Château de Fontenille
Now, fast forward 20 years later – I am sitting in a Manhattan restaurant with Stéphane Defraine, owner and winemaker of Château de Fontenille in Bordeaux. Stéphane owned his own winery, Château de Fontenille since 1989, and he previously had worked for other Châteaux in Bordeaux for many years. He had a huge smile – beaming with excitement – during our entire lunch as we tasted his wines and discussed his winery. I was so taken aback by his enthusiasm, especially since he had been in the business for so long. Then when I mentioned that I was so happy to see Bordelaise wines with so much spirit and beauty at such an accessible price, around $15, coming into the US, he said that yes, he was just as thrilled if not more… many like himself who decided to have their own winery could never even be considered for the US export market. There were Bordeaux négociants, aka merchants, who would only consider the top Châteaux for export, and at one time, if the merchants didn’t want to deal with a producer then that producer had no chance.
But he said that nowadays a producer can find an importer directly, and with social media get their name out there. Eventually, it came out that this was his first trip to New York City; he didn’t want it to be known, but I thought it just made everything about him that much more refreshing. I could see a spark in his eye because he had hope that there was a chance… for him… for all the little guys… and at the end of the day, isn’t that what we all just ask for… a little hope?
Tasting Notes of Château de Fontenille Wines Tasted on August 7th, 2017
–2016 Château de Fontenille, Entre-Deux-Mers, White Bordeaux: This impressive $13 White Bordeaux really made my day! A blend of 40% Sauvignon Blanc, 20% Sauvignon Gris, 20% Muscadelle, and 20% Semillon really stands out from many of the other Sauvignon Blanc wines… juicy white peach, good body on the mid-palate with hints of spicy, floral and chalky notes.
–2016 Château de Fontenille, Bordeaux Rosé: A textural, mineral driven rosé from Bordeaux made from a blend of 70% Cabernet Franc, 20% Merlot and 10% Cabernet Sauvignon with a fun, tactile impression on the palate and hints of raspberry fruit and lemon blossom…. and for only $14.

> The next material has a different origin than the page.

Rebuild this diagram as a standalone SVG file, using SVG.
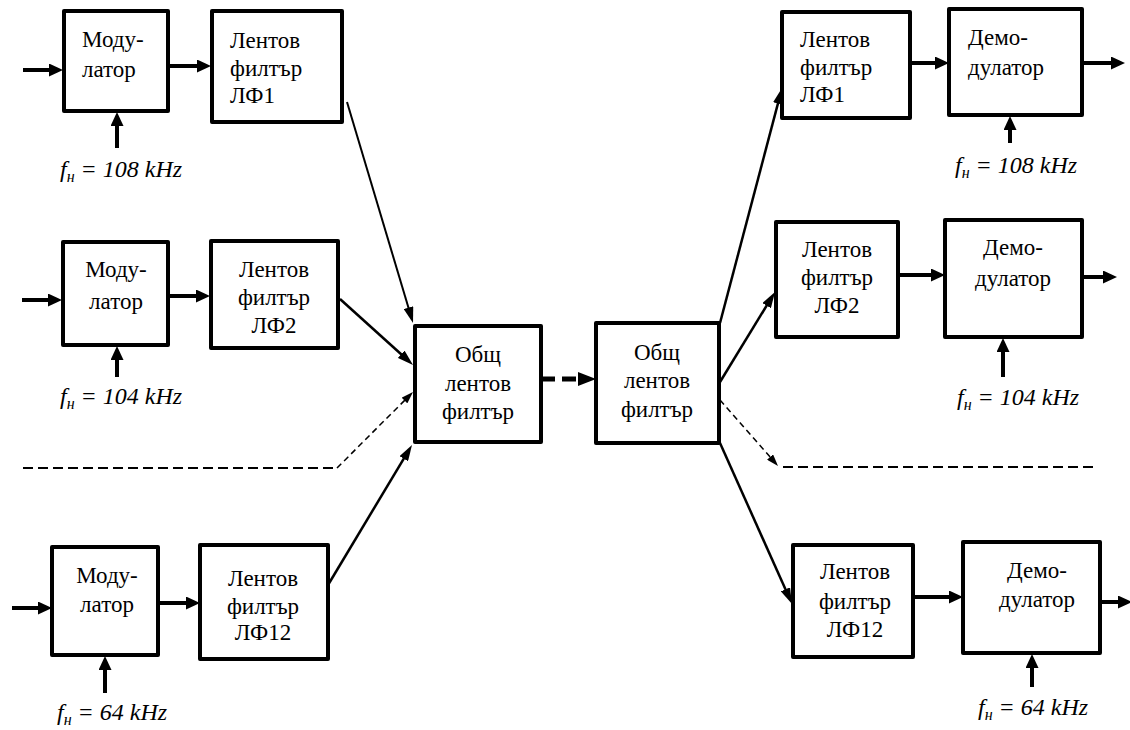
<svg xmlns="http://www.w3.org/2000/svg" width="1130" height="730" viewBox="0 0 1130 730">
<style>
.box{fill:#fff;stroke:#000;stroke-width:4;stroke-linejoin:round}
.t{font-family:"Liberation Serif","Times New Roman",serif;font-size:23px;fill:#000}
.c{text-anchor:middle}
.f{font-family:"Liberation Serif","Times New Roman",serif;font-size:24px;font-style:italic;fill:#000}
.sub{font-size:16px}
.thick{stroke:#000;stroke-width:4;fill:none;marker-end:url(#ah)}
.diag{stroke:#000;stroke-width:2.5;fill:none;marker-end:url(#ad)}
.dash{stroke:#000;stroke-width:1.5;fill:none;stroke-dasharray:6,4}
.dashh{stroke:#000;stroke-width:2;fill:none;stroke-dasharray:10,5}
</style>
<defs>
<marker id="ah" markerUnits="userSpaceOnUse" markerWidth="14" markerHeight="13" refX="3" refY="6.5" orient="auto"><path d="M0,0 L14,6.5 L0,13 z" fill="#000"/></marker>
<marker id="ad" markerUnits="userSpaceOnUse" markerWidth="16" markerHeight="10" refX="3" refY="5" orient="auto"><path d="M0,0 L16,5 L0,10 z" fill="#000"/></marker>
<marker id="ads" markerUnits="userSpaceOnUse" markerWidth="12" markerHeight="8" refX="2" refY="4" orient="auto"><path d="M0,0 L12,4 L0,8 z" fill="#000"/></marker>
<marker id="am" markerUnits="userSpaceOnUse" markerWidth="18" markerHeight="14" refX="2" refY="7" orient="auto"><path d="M0,0 L18,7 L0,14 z" fill="#000"/></marker>
</defs>

<g id="connectors">
<line class="thick" x1="23" y1="70" x2="52" y2="70"/>
<line class="thick" x1="168" y1="66" x2="200" y2="66"/>
<line class="thick" x1="117" y1="148" x2="117" y2="123"/>
<line class="thick" x1="22" y1="300" x2="51" y2="300"/>
<line class="thick" x1="168" y1="296" x2="199" y2="296"/>
<line class="thick" x1="117" y1="377" x2="117" y2="357"/>
<line class="thick" x1="12" y1="608" x2="41" y2="608"/>
<line class="thick" x1="154" y1="603" x2="189" y2="603"/>
<line class="thick" x1="105" y1="693" x2="105" y2="667"/>
<line class="diag" x1="347" y1="102" x2="409.3" y2="310.5" style="stroke-width:2"/>
<line class="diag" x1="340" y1="299" x2="403.4" y2="356.3"/>
<line class="diag" x1="328" y1="585" x2="405.3" y2="456.1"/>
<path class="dashh" d="M23,468 L337,468"/>
<path class="dash" d="M337,468 L405.9,399.1" style="marker-end:url(#ads)"/>
<line x1="541" y1="379" x2="580" y2="379" stroke="#000" stroke-width="5" stroke-dasharray="14,7" marker-end="url(#am)"/>
<line class="diag" x1="720" y1="323" x2="778.7" y2="100.6"/>
<line class="diag" x1="720" y1="382" x2="768.2" y2="303.1"/>
<path class="dash" d="M720,400 L771.4,458.5" style="marker-end:url(#ads)"/>
<path class="dashh" d="M783,467 L1095,467"/>
<line class="diag" x1="720" y1="443" x2="786.7" y2="592.1"/>
<line class="thick" x1="910" y1="63" x2="938" y2="63"/>
<line class="thick" x1="1082" y1="63" x2="1114" y2="63"/>
<line class="thick" x1="1010" y1="143" x2="1010" y2="127"/>
<line class="thick" x1="898" y1="275" x2="934" y2="275"/>
<line class="thick" x1="1082" y1="277" x2="1106" y2="277"/>
<line class="thick" x1="1003" y1="377" x2="1003" y2="349"/>
<line class="thick" x1="913" y1="597" x2="952" y2="597"/>
<line class="thick" x1="1100" y1="602" x2="1121" y2="602"/>
<line class="thick" x1="1032" y1="687" x2="1032" y2="665"/>
</g>

<g id="mod1">
<rect class="box" x="64" y="11" width="104" height="100"/>
<text class="t" x="82" y="47">Моду-</text>
<text class="t" x="82" y="77">латор</text>
</g>
<g id="lf1">
<rect class="box" x="212" y="11" width="130" height="111"/>
<text class="t" x="230" y="48">Лентов</text>
<text class="t" x="230" y="76">филтър</text>
<text class="t" x="230" y="103">ЛФ1</text>
</g>
<g id="freq1">
<text class="f" x="60" y="177">f<tspan class="sub" dy="5">н</tspan><tspan dy="-5"> = 108 kHz</tspan></text>
</g>

<g id="mod2">
<rect class="box" x="63" y="242" width="105" height="103"/>
<text class="t c" x="116" y="277">Моду-</text>
<text class="t c" x="116" y="309">латор</text>
</g>
<g id="lf2">
<rect class="box" x="211" y="241" width="127" height="107"/>
<text class="t c" x="274" y="277">Лентов</text>
<text class="t c" x="274" y="305">филтър</text>
<text class="t c" x="274" y="333">ЛФ2</text>
</g>
<g id="freq2">
<text class="f" x="60" y="404">f<tspan class="sub" dy="5">н</tspan><tspan dy="-5"> = 104 kHz</tspan></text>
</g>

<g id="mod3">
<rect class="box" x="52" y="547" width="106" height="108"/>
<text class="t c" x="107" y="583">Моду-</text>
<text class="t c" x="107" y="612">латор</text>
</g>
<g id="lf12">
<rect class="box" x="200" y="545" width="128" height="114"/>
<text class="t c" x="263" y="586">Лентов</text>
<text class="t c" x="263" y="614">филтър</text>
<text class="t c" x="263" y="640">ЛФ12</text>
</g>
<g id="freq3">
<text class="f" x="57" y="720">f<tspan class="sub" dy="5">н</tspan><tspan dy="-5"> = 64 kHz</tspan></text>
</g>

<g id="common1">
<rect class="box" x="415" y="326" width="126" height="116"/>
<text class="t c" x="478" y="362">Общ</text>
<text class="t c" x="478" y="391">лентов</text>
<text class="t c" x="478" y="419">филтър</text>
</g>
<g id="common2">
<rect class="box" x="596" y="323" width="123" height="120"/>
<text class="t c" x="657" y="360">Общ</text>
<text class="t c" x="657" y="388">лентов</text>
<text class="t c" x="657" y="417">филтър</text>
</g>

<g id="rlf1">
<rect class="box" x="782" y="12" width="128" height="106"/>
<text class="t" x="800" y="47">Лентов</text>
<text class="t" x="800" y="75">филтър</text>
<text class="t" x="800" y="102">ЛФ1</text>
</g>
<g id="demod1">
<rect class="box" x="949" y="9" width="133" height="106"/>
<text class="t" x="968" y="45">Демо-</text>
<text class="t" x="968" y="75">дулатор</text>
</g>
<g id="rfreq1">
<text class="f" x="955" y="173">f<tspan class="sub" dy="5">н</tspan><tspan dy="-5"> = 108 kHz</tspan></text>
</g>

<g id="rlf2">
<rect class="box" x="776" y="222" width="122" height="115"/>
<text class="t c" x="837" y="257">Лентов</text>
<text class="t c" x="837" y="285">филтър</text>
<text class="t c" x="837" y="313">ЛФ2</text>
</g>
<g id="demod2">
<rect class="box" x="945" y="220" width="137" height="117"/>
<text class="t c" x="1013" y="255">Демо-</text>
<text class="t c" x="1013" y="286">дулатор</text>
</g>
<g id="rfreq2">
<text class="f" x="957" y="405">f<tspan class="sub" dy="5">н</tspan><tspan dy="-5"> = 104 kHz</tspan></text>
</g>

<g id="rlf12">
<rect class="box" x="793" y="545" width="120" height="112"/>
<text class="t c" x="855" y="579">Лентов</text>
<text class="t c" x="855" y="609">филтър</text>
<text class="t c" x="855" y="637">ЛФ12</text>
</g>
<g id="demod3">
<rect class="box" x="963" y="542" width="137" height="111"/>
<text class="t c" x="1037" y="578">Демо-</text>
<text class="t c" x="1037" y="607">дулатор</text>
</g>
<g id="rfreq3">
<text class="f" x="978" y="715">f<tspan class="sub" dy="5">н</tspan><tspan dy="-5"> = 64 kHz</tspan></text>
</g>
</svg>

–2014 Château de Fontenille, Cadillac Côtes de Bordeaux, Red Bordeaux: Some of you Bordeaux wine lovers may know Cadillac as a tiny sweet wine producing area close to Sauternes, that makes wines that are relatively lighter and not as expensive as its more famous neighbor. But Cadillac Côtes de Bordeaux encompasses a larger area, still relatively small compared to the entirety of Bordeaux as a region, and produces supple reds with pretty fruit for everyday drinking. This Château de Fontenille is a nice example of a $14 medium-bodied, approachable red Bordeaux with red cherries and only a subtle hint of toast that had plenty of body and texture to hold up to the fried chicken spicy sandwich I had during lunch.